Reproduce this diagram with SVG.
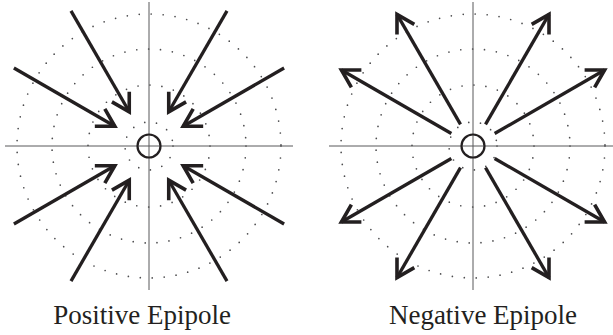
<svg xmlns="http://www.w3.org/2000/svg" width="613" height="335" viewBox="0 0 613 335">
  <style>
    .axis { stroke: #58595b; stroke-width: 1; fill: none; }
    .ring { stroke: #4d4d4f; stroke-width: 1.7; fill: none; stroke-dasharray: 0 12; stroke-linecap: round; }
    .epi { stroke: #231f20; stroke-width: 2.2; fill: none; }
    .arrow { stroke: #231f20; stroke-width: 3.3; fill: none; stroke-linecap: butt; marker-end: url(#head); }
    .label { font-family: "Liberation Serif", "Times New Roman", serif; font-size: 27px; fill: #231f20; text-anchor: middle; }
  </style>
  <defs>
    <marker id="head" markerUnits="userSpaceOnUse" viewBox="-24 -16 30 32" markerWidth="30" markerHeight="32" refX="0" refY="0" orient="auto" overflow="visible">
      <path d="M-17.3,-10 L0,0 L-17.3,10" fill="none" stroke="#231f20" stroke-width="3.6" stroke-linejoin="miter" stroke-miterlimit="10"/>
    </marker>
  </defs>

  <g id="positive-epipole">
    <g id="positive-grid">
      <line class="axis" x1="5" y1="146" x2="293" y2="146"/>
      <line class="axis" x1="149" y1="2" x2="149" y2="290"/>
      <circle class="ring" cx="149" cy="146" r="24"/>
      <circle class="ring" cx="149" cy="146" r="61"/>
      <circle class="ring" cx="149" cy="146" r="97"/>
      <circle class="ring" cx="149" cy="146" r="132"/>
    </g>
    <circle id="positive-center" class="epi" cx="149" cy="146" r="11.5"/>
    <text id="positive-label" class="label" x="142" y="324">Positive Epipole</text>
  </g>

  <g id="negative-epipole">
    <g id="negative-grid">
      <line class="axis" x1="329" y1="146" x2="613" y2="146"/>
      <line class="axis" x1="473" y1="2" x2="473" y2="290"/>
      <circle class="ring" cx="473" cy="146" r="24"/>
      <circle class="ring" cx="473" cy="146" r="61"/>
      <circle class="ring" cx="473" cy="146" r="97"/>
      <circle class="ring" cx="473" cy="146" r="132"/>
    </g>
    <circle id="negative-center" class="epi" cx="473" cy="146" r="11.5"/>
    <text id="negative-label" class="label" x="483" y="324">Negative Epipole</text>
  </g>

  <g id="connectors">
    <g id="positive-arrows">
      <line class="arrow" x1="13.9" y1="68" x2="114.8" y2="126.25"/>
      <line class="arrow" x1="71" y1="10.9" x2="129.25" y2="111.8"/>
      <line class="arrow" x1="227" y1="10.9" x2="168.75" y2="111.8"/>
      <line class="arrow" x1="284.1" y1="68" x2="183.2" y2="126.25"/>
      <line class="arrow" x1="284.1" y1="224" x2="183.2" y2="165.75"/>
      <line class="arrow" x1="227" y1="281.1" x2="168.75" y2="180.2"/>
      <line class="arrow" x1="71" y1="281.1" x2="129.25" y2="180.2"/>
      <line class="arrow" x1="13.9" y1="224" x2="114.8" y2="165.75"/>
    </g>
    <g id="negative-arrows">
      <line class="arrow" x1="451.35" y1="133.5" x2="341.4" y2="70"/>
      <line class="arrow" x1="460.5" y1="124.35" x2="397" y2="14.4"/>
      <line class="arrow" x1="485.5" y1="124.35" x2="549" y2="14.4"/>
      <line class="arrow" x1="494.65" y1="133.5" x2="604.6" y2="70"/>
      <line class="arrow" x1="494.65" y1="158.5" x2="604.6" y2="222"/>
      <line class="arrow" x1="485.5" y1="167.65" x2="549" y2="277.6"/>
      <line class="arrow" x1="460.5" y1="167.65" x2="397" y2="277.6"/>
      <line class="arrow" x1="451.35" y1="158.5" x2="341.4" y2="222"/>
    </g>
  </g>
</svg>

→ **GOAL**
Transcribe the whole listing exactly. Pictures stay out of your copy.

→ **ANSWER BELOW**
Reproduce this diagram with SVG.
<svg xmlns="http://www.w3.org/2000/svg" width="613" height="335" viewBox="0 0 613 335">
  <style>
    .axis { stroke: #58595b; stroke-width: 1; fill: none; }
    .ring { stroke: #4d4d4f; stroke-width: 1.7; fill: none; stroke-dasharray: 0 12; stroke-linecap: round; }
    .epi { stroke: #231f20; stroke-width: 2.2; fill: none; }
    .arrow { stroke: #231f20; stroke-width: 3.3; fill: none; stroke-linecap: butt; marker-end: url(#head); }
    .label { font-family: "Liberation Serif", "Times New Roman", serif; font-size: 27px; fill: #231f20; text-anchor: middle; }
  </style>
  <defs>
    <marker id="head" markerUnits="userSpaceOnUse" viewBox="-24 -16 30 32" markerWidth="30" markerHeight="32" refX="0" refY="0" orient="auto" overflow="visible">
      <path d="M-17.3,-10 L0,0 L-17.3,10" fill="none" stroke="#231f20" stroke-width="3.6" stroke-linejoin="miter" stroke-miterlimit="10"/>
    </marker>
  </defs>

  <g id="positive-epipole">
    <g id="positive-grid">
      <line class="axis" x1="5" y1="146" x2="293" y2="146"/>
      <line class="axis" x1="149" y1="2" x2="149" y2="290"/>
      <circle class="ring" cx="149" cy="146" r="24"/>
      <circle class="ring" cx="149" cy="146" r="61"/>
      <circle class="ring" cx="149" cy="146" r="97"/>
      <circle class="ring" cx="149" cy="146" r="132"/>
    </g>
    <circle id="positive-center" class="epi" cx="149" cy="146" r="11.5"/>
    <text id="positive-label" class="label" x="142" y="324">Positive Epipole</text>
  </g>

  <g id="negative-epipole">
    <g id="negative-grid">
      <line class="axis" x1="329" y1="146" x2="613" y2="146"/>
      <line class="axis" x1="473" y1="2" x2="473" y2="290"/>
      <circle class="ring" cx="473" cy="146" r="24"/>
      <circle class="ring" cx="473" cy="146" r="61"/>
      <circle class="ring" cx="473" cy="146" r="97"/>
      <circle class="ring" cx="473" cy="146" r="132"/>
    </g>
    <circle id="negative-center" class="epi" cx="473" cy="146" r="11.5"/>
    <text id="negative-label" class="label" x="483" y="324">Negative Epipole</text>
  </g>

  <g id="connectors">
    <g id="positive-arrows">
      <line class="arrow" x1="13.9" y1="68" x2="114.8" y2="126.25"/>
      <line class="arrow" x1="71" y1="10.9" x2="129.25" y2="111.8"/>
      <line class="arrow" x1="227" y1="10.9" x2="168.75" y2="111.8"/>
      <line class="arrow" x1="284.1" y1="68" x2="183.2" y2="126.25"/>
      <line class="arrow" x1="284.1" y1="224" x2="183.2" y2="165.75"/>
      <line class="arrow" x1="227" y1="281.1" x2="168.75" y2="180.2"/>
      <line class="arrow" x1="71" y1="281.1" x2="129.25" y2="180.2"/>
      <line class="arrow" x1="13.9" y1="224" x2="114.8" y2="165.75"/>
    </g>
    <g id="negative-arrows">
      <line class="arrow" x1="451.35" y1="133.5" x2="341.4" y2="70"/>
      <line class="arrow" x1="460.5" y1="124.35" x2="397" y2="14.4"/>
      <line class="arrow" x1="485.5" y1="124.35" x2="549" y2="14.4"/>
      <line class="arrow" x1="494.65" y1="133.5" x2="604.6" y2="70"/>
      <line class="arrow" x1="494.65" y1="158.5" x2="604.6" y2="222"/>
      <line class="arrow" x1="485.5" y1="167.65" x2="549" y2="277.6"/>
      <line class="arrow" x1="460.5" y1="167.65" x2="397" y2="277.6"/>
      <line class="arrow" x1="451.35" y1="158.5" x2="341.4" y2="222"/>
    </g>
  </g>
</svg>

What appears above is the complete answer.